» **Data extract**

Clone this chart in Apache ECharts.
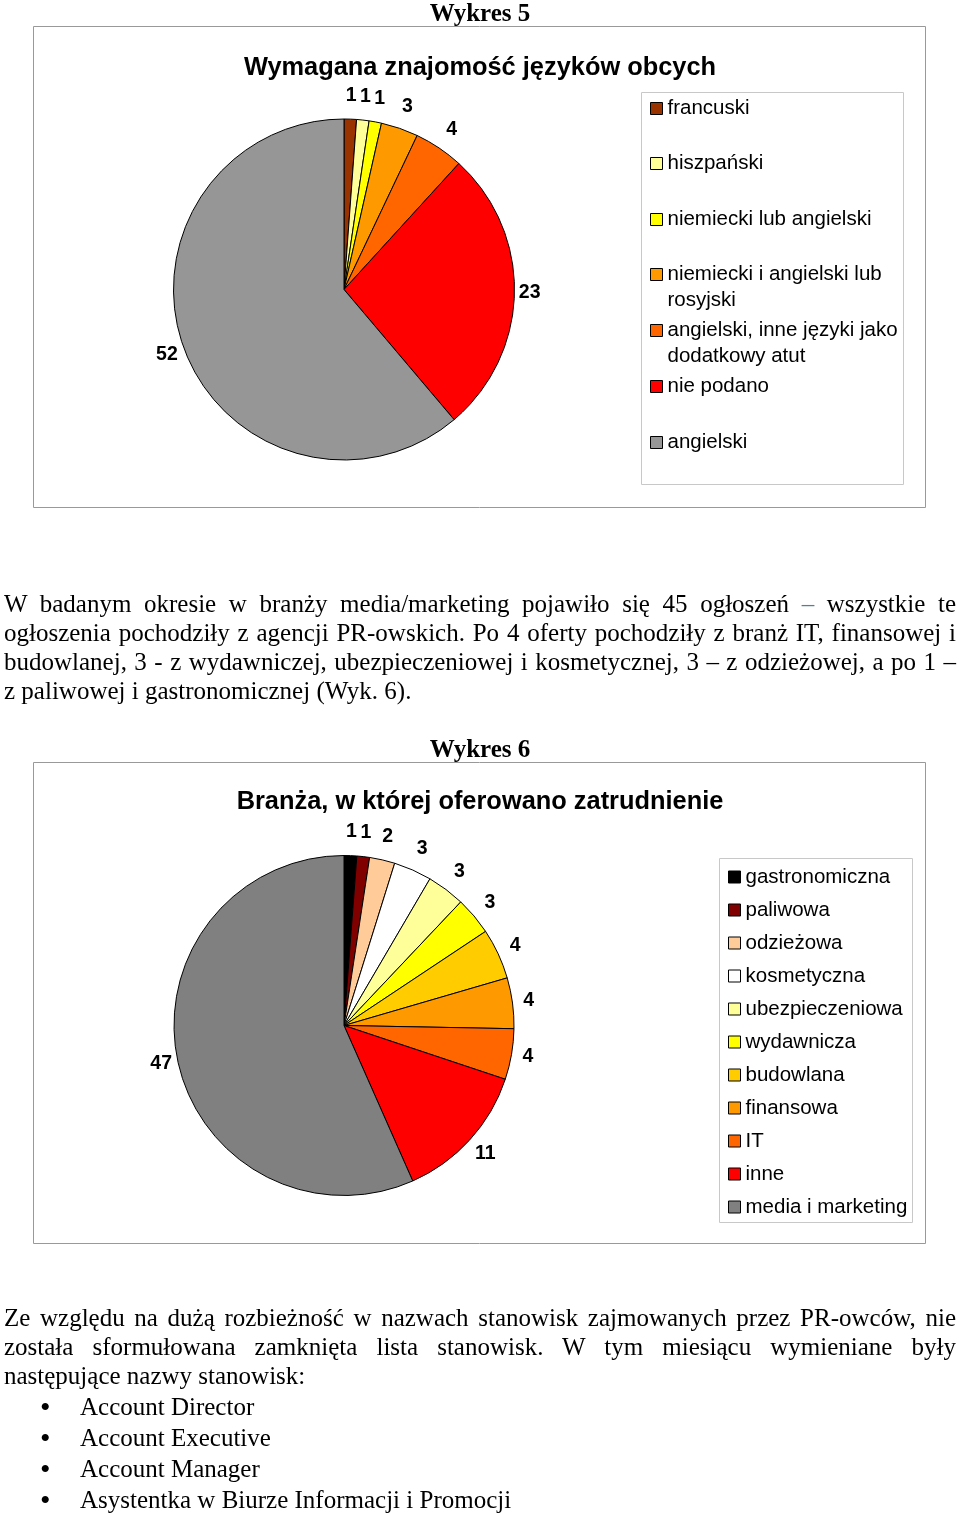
<!DOCTYPE html>
<html>
<head>
<meta charset="utf-8">
<script src="https://cdn.jsdelivr.net/npm/echarts@6/dist/echarts.min.js"></script>
<style>
  html, body { margin: 0; padding: 0; background: #fff; }
  #page { position: relative; width: 960px; height: 1513px; overflow: hidden; }
  #chart { position: absolute; left: 0; top: 0; width: 960px; height: 1513px; }
  .h { position: absolute; left: 0; width: 960px; text-align: center; font-family: "Liberation Serif", serif; font-weight: bold; font-size: 25px; line-height: 26px; color: #000; }
  .para { position: absolute; left: 4px; width: 952px; font-family: "Liberation Serif", serif; font-size: 25px; line-height: 29px; color: #000; }
  .para div { text-align: justify; text-align-last: justify; white-space: nowrap; }
  .para div.last { text-align-last: left; }
  .list { position: absolute; left: 0; font-family: "Liberation Serif", serif; font-size: 25px; line-height: 31px; color: #000; }
  .list div { position: relative; padding-left: 80px; }
  .list div span.b { position: absolute; left: 40px; font-size: 30px; }
</style>
</head>
<body>
<div id="page">
  <div id="chart"></div>
  <div class="h" style="top:0px;">Wykres 5</div>
  <div class="para" style="top:589px;">
    <div>W badanym okresie w branży media/marketing pojawiło się 45 ogłoszeń <span style="color:#5a7f8a">–</span> wszystkie te</div>
    <div>ogłoszenia pochodziły z agencji PR-owskich. Po 4 oferty pochodziły z branż IT, finansowej i</div>
    <div>budowlanej, 3 - z wydawniczej, ubezpieczeniowej i kosmetycznej, 3 – z odzieżowej, a po 1 –</div>
    <div class="last">z paliwowej i gastronomicznej (Wyk. 6).</div>
  </div>
  <div class="h" style="top:736px;">Wykres 6</div>
  <div class="para" style="top:1303px;">
    <div>Ze względu na dużą rozbieżność w nazwach stanowisk zajmowanych przez PR-owców, nie</div>
    <div>została sformułowana zamknięta lista stanowisk. W tym miesiącu wymieniane były</div>
    <div class="last">następujące nazwy stanowisk:</div>
  </div>
  <div class="list" style="top:1391px;">
    <div><span class="b">•</span>Account Director</div>
    <div><span class="b">•</span>Account Executive</div>
    <div><span class="b">•</span>Account Manager</div>
    <div><span class="b">•</span>Asystentka w Biurze Informacji i Promocji</div>
  </div>
</div>
<script>
// ---- Data: Wykres 5 ----
const langCategories = ['francuski', 'hiszpański', 'niemiecki lub angielski', 'niemiecki i angielski lub rosyjski', 'angielski, inne języki jako dodatkowy atut', 'nie podano', 'angielski'];
const langValues = [1, 1, 1, 3, 4, 23, 52];
const langColors = ['#993300', '#FFFF99', '#FFFF00', '#FF9900', '#FF6600', '#FF0000', '#969696'];
const langLegendLines = {
  'niemiecki i angielski lub rosyjski': ['niemiecki i angielski lub', 'rosyjski'],
  'angielski, inne języki jako dodatkowy atut': ['angielski, inne języki jako', 'dodatkowy atut']
};
// ---- Data: Wykres 6 ----
const industryCategories = ['gastronomiczna', 'paliwowa', 'odzieżowa', 'kosmetyczna', 'ubezpieczeniowa', 'wydawnicza', 'budowlana', 'finansowa', 'IT', 'inne', 'media i marketing'];
const industryValues = [1, 1, 2, 3, 3, 3, 4, 4, 4, 11, 47];
const industryColors = ['#000000', '#800000', '#FFCC99', '#FFFFFF', '#FFFF99', '#FFFF00', '#FFCC00', '#FF9900', '#FF6600', '#FF0000', '#808080'];

const chart = echarts.init(document.getElementById('chart'), null, { renderer: 'canvas' });

const SANS = '"Liberation Sans", Arial, sans-serif';

const pie1 = { center: [344, 289.5], r: 170.5 };
const pie2 = { center: [344, 1025.5], r: 170 };

function labelLayoutFor(values, pie) {
  const total = values.reduce((a, b) => a + b, 0);
  return function (params) {
    let before = 0;
    for (let i = 0; i < params.dataIndex; i++) before += values[i];
    const mid = (before + values[params.dataIndex] / 2) / total * 2 * Math.PI;
    const s = Math.sin(mid), c = Math.cos(mid);
    const dist = pie.r + 15 + 9 * Math.abs(c);
    return {
      x: pie.center[0] + dist * s,
      y: pie.center[1] - dist * c,
      align: 'center',
      verticalAlign: 'middle'
    };
  };
}

function pieSeries(name, cats, vals, colors, pie) {
  return {
    type: 'pie',
    name: name,
    center: pie.center,
    radius: pie.r,
    startAngle: 90,
    clockwise: true,
    avoidLabelOverlap: false,
    animation: false,
    silent: true,
    itemStyle: { borderColor: '#000', borderWidth: 1 },
    label: {
      show: true,
      position: 'outside',
      formatter: '{c}',
      fontFamily: SANS,
      fontWeight: 'bold',
      fontSize: 19.5,
      color: '#000'
    },
    labelLine: { show: false },
    labelLayout: labelLayoutFor(vals, pie),
    emphasis: { disabled: true },
    data: cats.map((n, i) => ({ name: n, value: vals[i], itemStyle: { color: colors[i] } }))
  };
}

const LEG_FONT = 20.5;
// Legends for chart 5: one per item, positioned on a regular grid of first lines
const legend5Rows = [107, 162, 218, 273, 329, 385, 441];
const legends = langCategories.map((name, i) => {
  const multi = langLegendLines[name];
  const lh = multi ? 26 : 22;
  const h = multi ? 3 * lh : lh;
  return {
    data: [name],
    orient: 'vertical',
    left: 650,
    top: legend5Rows[i] + 1.5 - h / 2,
    padding: 0,
    itemWidth: 12,
    itemHeight: 12,
    icon: 'rect',
    selectedMode: false,
    itemStyle: { borderColor: '#000', borderWidth: 1 },
    textStyle: { fontFamily: SANS, fontSize: LEG_FONT, color: '#000', lineHeight: lh },
    formatter: function (n) {
      const m = langLegendLines[n];
      return m ? '\n' + m.join('\n') : n;
    }
  };
});
legends.push({
  data: industryCategories,
  orient: 'vertical',
  left: 728,
  top: 866,
  padding: 0,
  itemGap: 11,
  itemWidth: 12,
  itemHeight: 12,
  icon: 'rect',
  selectedMode: false,
  itemStyle: { borderColor: '#000', borderWidth: 1 },
  textStyle: { fontFamily: SANS, fontSize: LEG_FONT, color: '#000', lineHeight: 22 }
});

const TITLE_STYLE = { fontFamily: SANS, fontWeight: 'bold', fontSize: 25.4, color: '#000' };

const option = {
  backgroundColor: 'transparent',
  animation: false,
  title: [
    { text: 'Wymagana znajomość języków obcych', left: 'center', top: 55, padding: 0, textStyle: TITLE_STYLE },
    { text: 'Branża, w której oferowano zatrudnienie', left: 'center', top: 789, padding: 0, textStyle: TITLE_STYLE }
  ],
  legend: legends,
  graphic: [
    { type: 'rect', shape: { x: 33.5, y: 26.5, width: 892, height: 481 }, style: { fill: 'none', stroke: '#999', lineWidth: 1 }, silent: true, z: -10 },
    { type: 'rect', shape: { x: 641.5, y: 92.5, width: 262, height: 392 }, style: { fill: 'none', stroke: '#c8c8c8', lineWidth: 1 }, silent: true, z: -10 },
    { type: 'rect', shape: { x: 33.5, y: 762.5, width: 892, height: 481 }, style: { fill: 'none', stroke: '#999', lineWidth: 1 }, silent: true, z: -10 },
    { type: 'rect', shape: { x: 719.5, y: 858.5, width: 193, height: 364 }, style: { fill: 'none', stroke: '#c8c8c8', lineWidth: 1 }, silent: true, z: -10 }
  ],
  series: [
    pieSeries('Wymagana znajomość języków obcych', langCategories, langValues, langColors, pie1),
    pieSeries('Branża, w której oferowano zatrudnienie', industryCategories, industryValues, industryColors, pie2)
  ]
};
chart.setOption(option);
</script>
</body>
</html>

» **Given problem**
Print each line of the material above exactly, with the pictures removed from your copy.

» **Response to the exercise**
Clone this chart in Apache ECharts.
<!DOCTYPE html>
<html>
<head>
<meta charset="utf-8">
<script src="https://cdn.jsdelivr.net/npm/echarts@6/dist/echarts.min.js"></script>
<style>
  html, body { margin: 0; padding: 0; background: #fff; }
  #page { position: relative; width: 960px; height: 1513px; overflow: hidden; }
  #chart { position: absolute; left: 0; top: 0; width: 960px; height: 1513px; }
  .h { position: absolute; left: 0; width: 960px; text-align: center; font-family: "Liberation Serif", serif; font-weight: bold; font-size: 25px; line-height: 26px; color: #000; }
  .para { position: absolute; left: 4px; width: 952px; font-family: "Liberation Serif", serif; font-size: 25px; line-height: 29px; color: #000; }
  .para div { text-align: justify; text-align-last: justify; white-space: nowrap; }
  .para div.last { text-align-last: left; }
  .list { position: absolute; left: 0; font-family: "Liberation Serif", serif; font-size: 25px; line-height: 31px; color: #000; }
  .list div { position: relative; padding-left: 80px; }
  .list div span.b { position: absolute; left: 40px; font-size: 30px; }
</style>
</head>
<body>
<div id="page">
  <div id="chart"></div>
  <div class="h" style="top:0px;">Wykres 5</div>
  <div class="para" style="top:589px;">
    <div>W badanym okresie w branży media/marketing pojawiło się 45 ogłoszeń <span style="color:#5a7f8a">–</span> wszystkie te</div>
    <div>ogłoszenia pochodziły z agencji PR-owskich. Po 4 oferty pochodziły z branż IT, finansowej i</div>
    <div>budowlanej, 3 - z wydawniczej, ubezpieczeniowej i kosmetycznej, 3 – z odzieżowej, a po 1 –</div>
    <div class="last">z paliwowej i gastronomicznej (Wyk. 6).</div>
  </div>
  <div class="h" style="top:736px;">Wykres 6</div>
  <div class="para" style="top:1303px;">
    <div>Ze względu na dużą rozbieżność w nazwach stanowisk zajmowanych przez PR-owców, nie</div>
    <div>została sformułowana zamknięta lista stanowisk. W tym miesiącu wymieniane były</div>
    <div class="last">następujące nazwy stanowisk:</div>
  </div>
  <div class="list" style="top:1391px;">
    <div><span class="b">•</span>Account Director</div>
    <div><span class="b">•</span>Account Executive</div>
    <div><span class="b">•</span>Account Manager</div>
    <div><span class="b">•</span>Asystentka w Biurze Informacji i Promocji</div>
  </div>
</div>
<script>
// ---- Data: Wykres 5 ----
const langCategories = ['francuski', 'hiszpański', 'niemiecki lub angielski', 'niemiecki i angielski lub rosyjski', 'angielski, inne języki jako dodatkowy atut', 'nie podano', 'angielski'];
const langValues = [1, 1, 1, 3, 4, 23, 52];
const langColors = ['#993300', '#FFFF99', '#FFFF00', '#FF9900', '#FF6600', '#FF0000', '#969696'];
const langLegendLines = {
  'niemiecki i angielski lub rosyjski': ['niemiecki i angielski lub', 'rosyjski'],
  'angielski, inne języki jako dodatkowy atut': ['angielski, inne języki jako', 'dodatkowy atut']
};
// ---- Data: Wykres 6 ----
const industryCategories = ['gastronomiczna', 'paliwowa', 'odzieżowa', 'kosmetyczna', 'ubezpieczeniowa', 'wydawnicza', 'budowlana', 'finansowa', 'IT', 'inne', 'media i marketing'];
const industryValues = [1, 1, 2, 3, 3, 3, 4, 4, 4, 11, 47];
const industryColors = ['#000000', '#800000', '#FFCC99', '#FFFFFF', '#FFFF99', '#FFFF00', '#FFCC00', '#FF9900', '#FF6600', '#FF0000', '#808080'];

const chart = echarts.init(document.getElementById('chart'), null, { renderer: 'canvas' });

const SANS = '"Liberation Sans", Arial, sans-serif';

const pie1 = { center: [344, 289.5], r: 170.5 };
const pie2 = { center: [344, 1025.5], r: 170 };

function labelLayoutFor(values, pie) {
  const total = values.reduce((a, b) => a + b, 0);
  return function (params) {
    let before = 0;
    for (let i = 0; i < params.dataIndex; i++) before += values[i];
    const mid = (before + values[params.dataIndex] / 2) / total * 2 * Math.PI;
    const s = Math.sin(mid), c = Math.cos(mid);
    const dist = pie.r + 15 + 9 * Math.abs(c);
    return {
      x: pie.center[0] + dist * s,
      y: pie.center[1] - dist * c,
      align: 'center',
      verticalAlign: 'middle'
    };
  };
}

function pieSeries(name, cats, vals, colors, pie) {
  return {
    type: 'pie',
    name: name,
    center: pie.center,
    radius: pie.r,
    startAngle: 90,
    clockwise: true,
    avoidLabelOverlap: false,
    animation: false,
    silent: true,
    itemStyle: { borderColor: '#000', borderWidth: 1 },
    label: {
      show: true,
      position: 'outside',
      formatter: '{c}',
      fontFamily: SANS,
      fontWeight: 'bold',
      fontSize: 19.5,
      color: '#000'
    },
    labelLine: { show: false },
    labelLayout: labelLayoutFor(vals, pie),
    emphasis: { disabled: true },
    data: cats.map((n, i) => ({ name: n, value: vals[i], itemStyle: { color: colors[i] } }))
  };
}

const LEG_FONT = 20.5;
// Legends for chart 5: one per item, positioned on a regular grid of first lines
const legend5Rows = [107, 162, 218, 273, 329, 385, 441];
const legends = langCategories.map((name, i) => {
  const multi = langLegendLines[name];
  const lh = multi ? 26 : 22;
  const h = multi ? 3 * lh : lh;
  return {
    data: [name],
    orient: 'vertical',
    left: 650,
    top: legend5Rows[i] + 1.5 - h / 2,
    padding: 0,
    itemWidth: 12,
    itemHeight: 12,
    icon: 'rect',
    selectedMode: false,
    itemStyle: { borderColor: '#000', borderWidth: 1 },
    textStyle: { fontFamily: SANS, fontSize: LEG_FONT, color: '#000', lineHeight: lh },
    formatter: function (n) {
      const m = langLegendLines[n];
      return m ? '\n' + m.join('\n') : n;
    }
  };
});
legends.push({
  data: industryCategories,
  orient: 'vertical',
  left: 728,
  top: 866,
  padding: 0,
  itemGap: 11,
  itemWidth: 12,
  itemHeight: 12,
  icon: 'rect',
  selectedMode: false,
  itemStyle: { borderColor: '#000', borderWidth: 1 },
  textStyle: { fontFamily: SANS, fontSize: LEG_FONT, color: '#000', lineHeight: 22 }
});

const TITLE_STYLE = { fontFamily: SANS, fontWeight: 'bold', fontSize: 25.4, color: '#000' };

const option = {
  backgroundColor: 'transparent',
  animation: false,
  title: [
    { text: 'Wymagana znajomość języków obcych', left: 'center', top: 55, padding: 0, textStyle: TITLE_STYLE },
    { text: 'Branża, w której oferowano zatrudnienie', left: 'center', top: 789, padding: 0, textStyle: TITLE_STYLE }
  ],
  legend: legends,
  graphic: [
    { type: 'rect', shape: { x: 33.5, y: 26.5, width: 892, height: 481 }, style: { fill: 'none', stroke: '#999', lineWidth: 1 }, silent: true, z: -10 },
    { type: 'rect', shape: { x: 641.5, y: 92.5, width: 262, height: 392 }, style: { fill: 'none', stroke: '#c8c8c8', lineWidth: 1 }, silent: true, z: -10 },
    { type: 'rect', shape: { x: 33.5, y: 762.5, width: 892, height: 481 }, style: { fill: 'none', stroke: '#999', lineWidth: 1 }, silent: true, z: -10 },
    { type: 'rect', shape: { x: 719.5, y: 858.5, width: 193, height: 364 }, style: { fill: 'none', stroke: '#c8c8c8', lineWidth: 1 }, silent: true, z: -10 }
  ],
  series: [
    pieSeries('Wymagana znajomość języków obcych', langCategories, langValues, langColors, pie1),
    pieSeries('Branża, w której oferowano zatrudnienie', industryCategories, industryValues, industryColors, pie2)
  ]
};
chart.setOption(option);
</script>
</body>
</html>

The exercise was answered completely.